>> start INFORMATION SHOWN

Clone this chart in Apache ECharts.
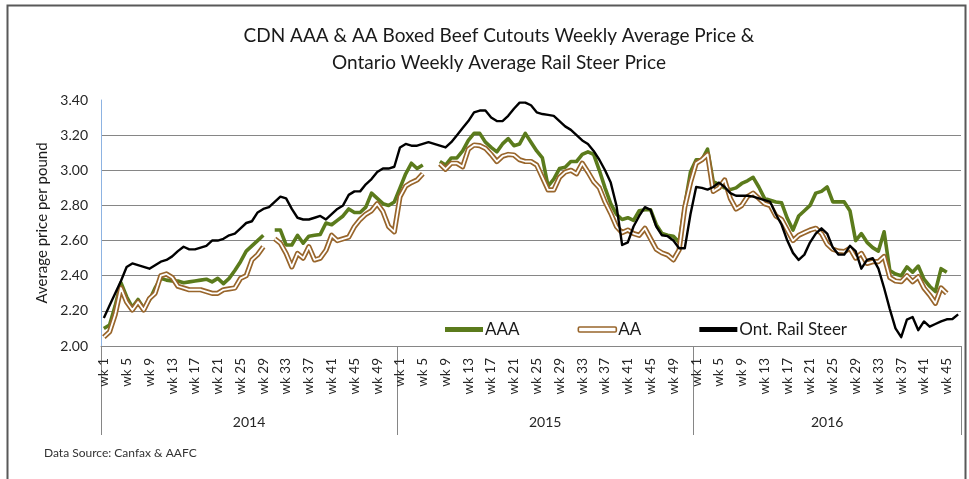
<!DOCTYPE html>
<html>
<head>
<meta charset="utf-8">
<script src="https://cdn.jsdelivr.net/npm/echarts@6/dist/echarts.min.js"></script>
<style>
html,body{margin:0;padding:0;background:#fff;}
#chart{width:969px;height:479px;}
</style>
</head>
<body>
<div id="chart"></div>
<script>
// ---- data ----
const years = ['2014', '2015', '2016'];
const weeksPerYear = [52, 52, 47];
const tickLabelEvery = 4;
const yTicks = { min: 2.0, max: 3.4, interval: 0.2 };

const aaa2014 = [2.10,2.12,2.23,2.36,2.28,2.22,2.265,2.215,2.26,2.33,
  2.385,2.375,2.37,2.37,2.36,2.365,2.37,2.375,2.38,2.365,
  2.385,2.355,2.385,2.43,2.48,2.54,2.57,2.60,2.63,null,
  2.66,2.66,2.575,2.575,2.63,2.585,2.625,2.63,2.635,2.70,
  2.69,2.715,2.74,2.78,2.76,2.76,2.79,2.87,2.84,2.81,
  2.80,2.82];
const aaa2015 = [2.90,2.98,3.04,3.01,3.03,null,null,3.05,3.03,3.07,
  3.07,3.11,3.17,3.21,3.21,3.16,3.13,3.105,3.15,3.18,
  3.14,3.15,3.21,3.16,3.11,3.07,2.91,2.95,3.01,3.017,
  3.05,3.05,3.09,3.105,3.09,3.00,2.90,2.81,2.75,2.72,
  2.73,2.715,2.77,2.775,2.775,2.69,2.64,2.63,2.625,2.59,
  2.80,2.99];
const aaa2016 = [3.06,3.06,3.12,2.935,2.92,2.90,2.89,2.90,2.925,2.94,
  2.96,2.905,2.84,2.83,2.82,2.815,2.727,2.66,2.74,2.77,
  2.80,2.87,2.88,2.905,2.82,2.82,2.82,2.77,2.60,2.64,
  2.59,2.56,2.54,2.65,2.43,2.41,2.40,2.45,2.42,2.455,
  2.38,2.34,2.31,2.44,2.42];

const aa2014 = [2.05,2.08,2.18,2.33,2.25,2.205,2.25,2.205,2.27,2.30,
  2.40,2.41,2.39,2.34,2.33,2.32,2.32,2.32,2.31,2.30,
  2.30,2.32,2.325,2.33,2.385,2.40,2.49,2.52,2.565,null,
  2.61,2.585,2.527,2.45,2.527,2.50,2.565,2.49,2.50,2.545,
  2.63,2.60,2.61,2.62,2.68,2.72,2.75,2.77,2.81,2.765,
  2.68,2.65];
const aa2015 = [2.85,2.91,2.93,2.945,2.98,null,null,3.036,3.006,3.04,
  3.04,3.02,3.12,3.144,3.14,3.125,3.09,3.05,3.08,3.09,
  3.087,3.06,3.05,3.05,3.03,2.96,2.888,2.888,2.96,2.99,
  3.00,2.98,3.04,2.99,2.935,2.90,2.82,2.755,2.68,2.645,
  2.66,2.64,2.63,2.67,2.61,2.55,2.53,2.518,2.49,2.546,
  2.79,2.93];
const aa2016 = [3.04,3.06,3.09,2.88,2.90,2.945,2.84,2.78,2.80,2.85,
  2.87,2.84,2.81,2.80,2.74,2.72,2.66,2.60,2.63,2.645,
  2.66,2.67,2.64,2.58,2.55,2.54,2.537,2.556,2.50,2.527,
  2.47,2.48,2.48,2.51,2.39,2.37,2.366,2.40,2.366,2.394,
  2.33,2.29,2.243,2.33,2.30];

const rail2014 = [2.16,2.23,2.30,2.37,2.45,2.47,2.46,2.45,2.44,2.46,
  2.48,2.49,2.51,2.54,2.565,2.55,2.55,2.56,2.57,2.60,
  2.60,2.61,2.63,2.64,2.67,2.70,2.71,2.76,2.78,2.79,
  2.82,2.85,2.84,2.78,2.73,2.72,2.72,2.73,2.74,2.72,
  2.75,2.78,2.80,2.86,2.88,2.88,2.92,2.95,2.99,3.01,
  3.01,3.02];
const rail2015 = [3.13,3.15,3.14,3.14,3.15,3.16,3.15,3.14,3.13,3.16,
  3.20,3.24,3.28,3.33,3.34,3.34,3.30,3.28,3.28,3.31,
  3.35,3.385,3.385,3.37,3.33,3.32,3.315,3.31,3.28,3.25,
  3.23,3.20,3.17,3.15,3.11,3.06,3.00,2.93,2.80,2.575,
  2.59,2.68,2.74,2.79,2.775,2.68,2.63,2.625,2.60,2.556,
  2.556,2.75];
const rail2016 = [2.905,2.90,2.89,2.905,2.93,2.905,2.87,2.855,2.855,2.855,
  2.85,2.84,2.83,2.82,2.75,2.69,2.60,2.53,2.49,2.52,
  2.59,2.64,2.67,2.64,2.56,2.52,2.52,2.57,2.54,2.44,
  2.49,2.50,2.44,2.33,2.21,2.10,2.05,2.15,2.165,2.09,
  2.14,2.11,2.125,2.14,2.152,2.154,2.18];

const seriesNames = ['AAA', 'AA', 'Ont. Rail Steer'];
const titleLines = ['CDN AAA & AA Boxed Beef Cutouts Weekly Average Price &', 'Ontario Weekly Average Rail Steer Price'];
const yAxisTitle = 'Average price per pound';
const sourceNote = 'Data Source: Canfax & AAFC';

// ---- build ----
const categories = [];
const weekNo = [];
weeksPerYear.forEach(function (n) {
  for (let w = 1; w <= n; w++) { categories.push('wk ' + w); weekNo.push(w); }
});
const aaa = aaa2014.concat(aaa2015, aaa2016);
const aa = aa2014.concat(aa2015, aa2016);
const rail = rail2014.concat(rail2015, rail2016);

const FONT = 'Lato, "Open Sans", sans-serif';
const GREEN = '#5b7b1c';
const BROWN = '#98652b';

const chart = echarts.init(document.getElementById('chart'), null, { renderer: 'canvas' });

const option = {
  animation: false,
  backgroundColor: '#fff',
  textStyle: { fontFamily: FONT },
  title: {
    text: titleLines.join('\n'),
    left: 494,
    textAlign: 'center',
    top: 17,
    textStyle: { fontFamily: FONT, fontSize: 19, fontWeight: 'normal', color: '#1a1a1a', lineHeight: 27 }
  },
  grid: { left: 101, right: 8, top: 100, bottom: 133, containLabel: false },
  legend: {
    left: 440,
    top: 316,
    itemWidth: 38,
    itemHeight: 5,
    itemGap: 58,
    textStyle: { fontFamily: FONT, fontSize: 17, color: '#1a1a1a', padding: [0, 0, 0, -3] },
    data: [
      { name: seriesNames[0], icon: 'rect', itemStyle: { color: GREEN } },
      { name: seriesNames[1], icon: 'roundRect', itemStyle: { color: '#fff', borderColor: BROWN, borderWidth: 1.6 } },
      { name: seriesNames[2], icon: 'rect', itemStyle: { color: '#000' } }
    ]
  },
  xAxis: {
    type: 'category',
    data: categories,
    boundaryGap: true,
    axisLine: { lineStyle: { color: '#868686', width: 1 } },
    axisTick: { show: false },
    axisLabel: {
      interval: function (i) { return (weekNo[i] - 1) % tickLabelEvery === 0; },
      rotate: 90,
      margin: 12,
      fontSize: 13.5,
      color: '#262626',
      fontFamily: FONT
    },
    splitLine: { show: false }
  },
  yAxis: {
    type: 'value',
    min: yTicks.min,
    max: yTicks.max,
    interval: yTicks.interval,
    name: yAxisTitle,
    nameLocation: 'middle',
    nameGap: 50,
    nameTextStyle: { fontFamily: FONT, fontSize: 15, color: '#1a1a1a' },
    axisLine: { show: true, lineStyle: { color: '#8db3e2', width: 1 } },
    axisTick: { show: false },
    axisLabel: {
      formatter: function (v) { return v.toFixed(2); },
      fontSize: 14,
      color: '#262626',
      margin: 13,
      fontFamily: FONT
    },
    splitLine: { show: true, showMaxLine: false, showMinLine: false, lineStyle: { color: '#868686', width: 1 } }
  },
  series: [
    {
      name: seriesNames[0], type: 'line', data: aaa, showSymbol: false, connectNulls: false,
      lineStyle: { color: GREEN, width: 3.6, join: 'round' }, itemStyle: { color: GREEN }, z: 2
    },
    {
      name: seriesNames[1], type: 'line', data: aa, showSymbol: false, connectNulls: false,
      lineStyle: { color: BROWN, width: 5.2, join: 'round' }, itemStyle: { color: BROWN }, z: 3
    },
    {
      name: 'AA-inner', type: 'line', data: aa, showSymbol: false, connectNulls: false, silent: true,
      lineStyle: { color: '#ffffff', width: 1.8, join: 'round' }, itemStyle: { color: '#fff' }, z: 4
    },
    {
      name: seriesNames[2], type: 'line', data: rail, showSymbol: false, connectNulls: false,
      lineStyle: { color: '#000', width: 2.4, join: 'round' }, itemStyle: { color: '#000' }, z: 5
    }
  ]
};
chart.setOption(option);

// year group dividers and labels under the axis, placed from axis coordinates
const p0 = chart.convertToPixel({ xAxisIndex: 0 }, 0);
const p1 = chart.convertToPixel({ xAxisIndex: 0 }, 1);
const band = p1 - p0;
const axisY = chart.convertToPixel({ yAxisIndex: 0 }, yTicks.min);
const boxBottom = axisY + 89;
const graphics = [];
let start = 0;
const bounds = [p0 - band / 2];
weeksPerYear.forEach(function (n, k) {
  const xs = p0 - band / 2 + start * band;
  const xe = xs + n * band;
  bounds.push(xe);
  graphics.push({
    type: 'text', silent: true,
    style: { text: years[k], x: (xs + xe) / 2, y: axisY + 76, textAlign: 'center', textVerticalAlign: 'middle',
      font: '14px ' + FONT, fill: '#262626' }
  });
  start += n;
});
bounds.forEach(function (bx) {
  graphics.push({
    type: 'line', silent: true,
    shape: { x1: Math.round(bx) + 0.5, y1: axisY, x2: Math.round(bx) + 0.5, y2: boxBottom },
    style: { stroke: '#868686', lineWidth: 1 }
  });
});
graphics.push({
  type: 'text', silent: true,
  style: { text: sourceNote, x: 44, y: 453, textVerticalAlign: 'middle', font: '12px ' + FONT, fill: '#333' }
});
graphics.push({
  type: 'rect', silent: true,
  shape: { x: 7.5, y: 5.5, width: 958, height: 520 },
  style: { fill: 'none', stroke: '#595959', lineWidth: 2 }
});
chart.setOption({ graphic: graphics });
</script>
</body>
</html>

>> end INFORMATION SHOWN

Reproduce exactly the run of lines that opens the listing and closes with the line holding "2.38,2.34,2.31,2.44,2.42];". Pictures are excluded.

Clone this chart in Apache ECharts.
<!DOCTYPE html>
<html>
<head>
<meta charset="utf-8">
<script src="https://cdn.jsdelivr.net/npm/echarts@6/dist/echarts.min.js"></script>
<style>
html,body{margin:0;padding:0;background:#fff;}
#chart{width:969px;height:479px;}
</style>
</head>
<body>
<div id="chart"></div>
<script>
// ---- data ----
const years = ['2014', '2015', '2016'];
const weeksPerYear = [52, 52, 47];
const tickLabelEvery = 4;
const yTicks = { min: 2.0, max: 3.4, interval: 0.2 };

const aaa2014 = [2.10,2.12,2.23,2.36,2.28,2.22,2.265,2.215,2.26,2.33,
  2.385,2.375,2.37,2.37,2.36,2.365,2.37,2.375,2.38,2.365,
  2.385,2.355,2.385,2.43,2.48,2.54,2.57,2.60,2.63,null,
  2.66,2.66,2.575,2.575,2.63,2.585,2.625,2.63,2.635,2.70,
  2.69,2.715,2.74,2.78,2.76,2.76,2.79,2.87,2.84,2.81,
  2.80,2.82];
const aaa2015 = [2.90,2.98,3.04,3.01,3.03,null,null,3.05,3.03,3.07,
  3.07,3.11,3.17,3.21,3.21,3.16,3.13,3.105,3.15,3.18,
  3.14,3.15,3.21,3.16,3.11,3.07,2.91,2.95,3.01,3.017,
  3.05,3.05,3.09,3.105,3.09,3.00,2.90,2.81,2.75,2.72,
  2.73,2.715,2.77,2.775,2.775,2.69,2.64,2.63,2.625,2.59,
  2.80,2.99];
const aaa2016 = [3.06,3.06,3.12,2.935,2.92,2.90,2.89,2.90,2.925,2.94,
  2.96,2.905,2.84,2.83,2.82,2.815,2.727,2.66,2.74,2.77,
  2.80,2.87,2.88,2.905,2.82,2.82,2.82,2.77,2.60,2.64,
  2.59,2.56,2.54,2.65,2.43,2.41,2.40,2.45,2.42,2.455,
  2.38,2.34,2.31,2.44,2.42];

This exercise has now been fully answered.